What to produce:
Output the data below in full, byte for byte. Nothing may differ.

## Begin Raw data

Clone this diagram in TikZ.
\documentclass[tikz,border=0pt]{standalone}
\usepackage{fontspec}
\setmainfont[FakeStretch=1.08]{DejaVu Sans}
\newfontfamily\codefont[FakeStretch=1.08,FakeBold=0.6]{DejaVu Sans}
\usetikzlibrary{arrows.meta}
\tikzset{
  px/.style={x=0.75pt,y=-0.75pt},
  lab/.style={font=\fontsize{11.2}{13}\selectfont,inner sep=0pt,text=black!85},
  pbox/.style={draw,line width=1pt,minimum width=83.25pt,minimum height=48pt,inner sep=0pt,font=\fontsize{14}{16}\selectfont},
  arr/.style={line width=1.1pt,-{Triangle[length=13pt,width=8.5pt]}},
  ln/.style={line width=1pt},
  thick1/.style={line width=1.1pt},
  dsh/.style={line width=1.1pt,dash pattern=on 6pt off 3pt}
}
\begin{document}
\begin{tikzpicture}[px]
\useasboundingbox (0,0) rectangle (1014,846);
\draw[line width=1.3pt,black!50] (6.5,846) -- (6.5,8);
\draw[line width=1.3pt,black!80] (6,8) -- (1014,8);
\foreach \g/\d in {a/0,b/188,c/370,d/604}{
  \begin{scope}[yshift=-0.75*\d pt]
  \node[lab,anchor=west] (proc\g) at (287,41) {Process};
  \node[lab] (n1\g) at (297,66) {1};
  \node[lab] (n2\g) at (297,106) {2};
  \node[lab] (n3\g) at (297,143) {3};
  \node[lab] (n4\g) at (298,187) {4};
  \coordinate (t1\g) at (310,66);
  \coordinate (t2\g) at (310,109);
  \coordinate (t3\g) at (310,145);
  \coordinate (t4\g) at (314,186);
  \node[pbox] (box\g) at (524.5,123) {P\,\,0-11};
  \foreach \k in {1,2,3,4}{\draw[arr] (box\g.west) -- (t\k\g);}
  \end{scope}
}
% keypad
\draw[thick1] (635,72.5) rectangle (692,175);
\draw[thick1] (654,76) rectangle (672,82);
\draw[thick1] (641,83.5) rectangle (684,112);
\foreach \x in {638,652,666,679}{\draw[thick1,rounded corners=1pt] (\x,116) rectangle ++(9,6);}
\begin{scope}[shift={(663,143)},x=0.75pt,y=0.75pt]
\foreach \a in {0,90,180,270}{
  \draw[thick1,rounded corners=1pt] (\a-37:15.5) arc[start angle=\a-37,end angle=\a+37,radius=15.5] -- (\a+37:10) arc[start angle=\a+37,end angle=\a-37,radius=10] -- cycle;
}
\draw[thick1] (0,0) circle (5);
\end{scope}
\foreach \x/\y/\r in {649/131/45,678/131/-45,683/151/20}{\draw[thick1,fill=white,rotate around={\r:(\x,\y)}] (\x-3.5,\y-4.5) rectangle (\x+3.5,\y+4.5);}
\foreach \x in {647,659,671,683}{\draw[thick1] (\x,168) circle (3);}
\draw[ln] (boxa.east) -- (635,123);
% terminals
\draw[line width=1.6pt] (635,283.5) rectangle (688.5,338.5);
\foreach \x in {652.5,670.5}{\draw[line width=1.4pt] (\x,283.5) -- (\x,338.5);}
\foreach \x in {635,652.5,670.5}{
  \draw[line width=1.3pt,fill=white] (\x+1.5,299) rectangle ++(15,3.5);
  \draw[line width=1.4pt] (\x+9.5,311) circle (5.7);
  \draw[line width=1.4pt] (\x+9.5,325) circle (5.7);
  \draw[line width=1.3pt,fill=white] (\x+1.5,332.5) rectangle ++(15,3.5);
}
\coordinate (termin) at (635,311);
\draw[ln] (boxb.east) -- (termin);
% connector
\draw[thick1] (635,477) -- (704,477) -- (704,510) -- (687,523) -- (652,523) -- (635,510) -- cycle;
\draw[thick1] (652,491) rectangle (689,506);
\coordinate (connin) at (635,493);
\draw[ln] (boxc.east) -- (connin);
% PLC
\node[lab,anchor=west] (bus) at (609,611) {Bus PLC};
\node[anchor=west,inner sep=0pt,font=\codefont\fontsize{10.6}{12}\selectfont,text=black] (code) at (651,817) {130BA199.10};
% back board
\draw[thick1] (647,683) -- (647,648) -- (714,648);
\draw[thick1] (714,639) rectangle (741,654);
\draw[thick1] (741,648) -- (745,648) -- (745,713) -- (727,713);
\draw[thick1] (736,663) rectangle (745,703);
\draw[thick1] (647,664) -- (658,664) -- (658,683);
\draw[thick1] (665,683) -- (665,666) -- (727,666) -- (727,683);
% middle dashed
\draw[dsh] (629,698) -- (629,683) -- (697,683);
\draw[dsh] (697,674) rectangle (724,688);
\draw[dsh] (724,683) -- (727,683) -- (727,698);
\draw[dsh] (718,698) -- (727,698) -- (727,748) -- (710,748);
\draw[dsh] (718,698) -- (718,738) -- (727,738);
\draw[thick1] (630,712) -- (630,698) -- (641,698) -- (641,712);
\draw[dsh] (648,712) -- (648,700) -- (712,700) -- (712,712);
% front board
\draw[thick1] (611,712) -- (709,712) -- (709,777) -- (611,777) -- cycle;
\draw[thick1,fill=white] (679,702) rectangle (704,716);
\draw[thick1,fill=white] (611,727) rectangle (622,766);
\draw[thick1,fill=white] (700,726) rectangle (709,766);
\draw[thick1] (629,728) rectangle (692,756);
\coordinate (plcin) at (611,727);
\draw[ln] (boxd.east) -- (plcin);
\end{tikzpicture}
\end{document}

## End Raw data

Response to the exercise:
Clone this diagram in TikZ.
\documentclass[tikz,border=0pt]{standalone}
\usepackage{fontspec}
\setmainfont[FakeStretch=1.08]{DejaVu Sans}
\newfontfamily\codefont[FakeStretch=1.08,FakeBold=0.6]{DejaVu Sans}
\usetikzlibrary{arrows.meta}
\tikzset{
  px/.style={x=0.75pt,y=-0.75pt},
  lab/.style={font=\fontsize{11.2}{13}\selectfont,inner sep=0pt,text=black!85},
  pbox/.style={draw,line width=1pt,minimum width=83.25pt,minimum height=48pt,inner sep=0pt,font=\fontsize{14}{16}\selectfont},
  arr/.style={line width=1.1pt,-{Triangle[length=13pt,width=8.5pt]}},
  ln/.style={line width=1pt},
  thick1/.style={line width=1.1pt},
  dsh/.style={line width=1.1pt,dash pattern=on 6pt off 3pt}
}
\begin{document}
\begin{tikzpicture}[px]
\useasboundingbox (0,0) rectangle (1014,846);
\draw[line width=1.3pt,black!50] (6.5,846) -- (6.5,8);
\draw[line width=1.3pt,black!80] (6,8) -- (1014,8);
\foreach \g/\d in {a/0,b/188,c/370,d/604}{
  \begin{scope}[yshift=-0.75*\d pt]
  \node[lab,anchor=west] (proc\g) at (287,41) {Process};
  \node[lab] (n1\g) at (297,66) {1};
  \node[lab] (n2\g) at (297,106) {2};
  \node[lab] (n3\g) at (297,143) {3};
  \node[lab] (n4\g) at (298,187) {4};
  \coordinate (t1\g) at (310,66);
  \coordinate (t2\g) at (310,109);
  \coordinate (t3\g) at (310,145);
  \coordinate (t4\g) at (314,186);
  \node[pbox] (box\g) at (524.5,123) {P\,\,0-11};
  \foreach \k in {1,2,3,4}{\draw[arr] (box\g.west) -- (t\k\g);}
  \end{scope}
}
% keypad
\draw[thick1] (635,72.5) rectangle (692,175);
\draw[thick1] (654,76) rectangle (672,82);
\draw[thick1] (641,83.5) rectangle (684,112);
\foreach \x in {638,652,666,679}{\draw[thick1,rounded corners=1pt] (\x,116) rectangle ++(9,6);}
\begin{scope}[shift={(663,143)},x=0.75pt,y=0.75pt]
\foreach \a in {0,90,180,270}{
  \draw[thick1,rounded corners=1pt] (\a-37:15.5) arc[start angle=\a-37,end angle=\a+37,radius=15.5] -- (\a+37:10) arc[start angle=\a+37,end angle=\a-37,radius=10] -- cycle;
}
\draw[thick1] (0,0) circle (5);
\end{scope}
\foreach \x/\y/\r in {649/131/45,678/131/-45,683/151/20}{\draw[thick1,fill=white,rotate around={\r:(\x,\y)}] (\x-3.5,\y-4.5) rectangle (\x+3.5,\y+4.5);}
\foreach \x in {647,659,671,683}{\draw[thick1] (\x,168) circle (3);}
\draw[ln] (boxa.east) -- (635,123);
% terminals
\draw[line width=1.6pt] (635,283.5) rectangle (688.5,338.5);
\foreach \x in {652.5,670.5}{\draw[line width=1.4pt] (\x,283.5) -- (\x,338.5);}
\foreach \x in {635,652.5,670.5}{
  \draw[line width=1.3pt,fill=white] (\x+1.5,299) rectangle ++(15,3.5);
  \draw[line width=1.4pt] (\x+9.5,311) circle (5.7);
  \draw[line width=1.4pt] (\x+9.5,325) circle (5.7);
  \draw[line width=1.3pt,fill=white] (\x+1.5,332.5) rectangle ++(15,3.5);
}
\coordinate (termin) at (635,311);
\draw[ln] (boxb.east) -- (termin);
% connector
\draw[thick1] (635,477) -- (704,477) -- (704,510) -- (687,523) -- (652,523) -- (635,510) -- cycle;
\draw[thick1] (652,491) rectangle (689,506);
\coordinate (connin) at (635,493);
\draw[ln] (boxc.east) -- (connin);
% PLC
\node[lab,anchor=west] (bus) at (609,611) {Bus PLC};
\node[anchor=west,inner sep=0pt,font=\codefont\fontsize{10.6}{12}\selectfont,text=black] (code) at (651,817) {130BA199.10};
% back board
\draw[thick1] (647,683) -- (647,648) -- (714,648);
\draw[thick1] (714,639) rectangle (741,654);
\draw[thick1] (741,648) -- (745,648) -- (745,713) -- (727,713);
\draw[thick1] (736,663) rectangle (745,703);
\draw[thick1] (647,664) -- (658,664) -- (658,683);
\draw[thick1] (665,683) -- (665,666) -- (727,666) -- (727,683);
% middle dashed
\draw[dsh] (629,698) -- (629,683) -- (697,683);
\draw[dsh] (697,674) rectangle (724,688);
\draw[dsh] (724,683) -- (727,683) -- (727,698);
\draw[dsh] (718,698) -- (727,698) -- (727,748) -- (710,748);
\draw[dsh] (718,698) -- (718,738) -- (727,738);
\draw[thick1] (630,712) -- (630,698) -- (641,698) -- (641,712);
\draw[dsh] (648,712) -- (648,700) -- (712,700) -- (712,712);
% front board
\draw[thick1] (611,712) -- (709,712) -- (709,777) -- (611,777) -- cycle;
\draw[thick1,fill=white] (679,702) rectangle (704,716);
\draw[thick1,fill=white] (611,727) rectangle (622,766);
\draw[thick1,fill=white] (700,726) rectangle (709,766);
\draw[thick1] (629,728) rectangle (692,756);
\coordinate (plcin) at (611,727);
\draw[ln] (boxd.east) -- (plcin);
\end{tikzpicture}
\end{document}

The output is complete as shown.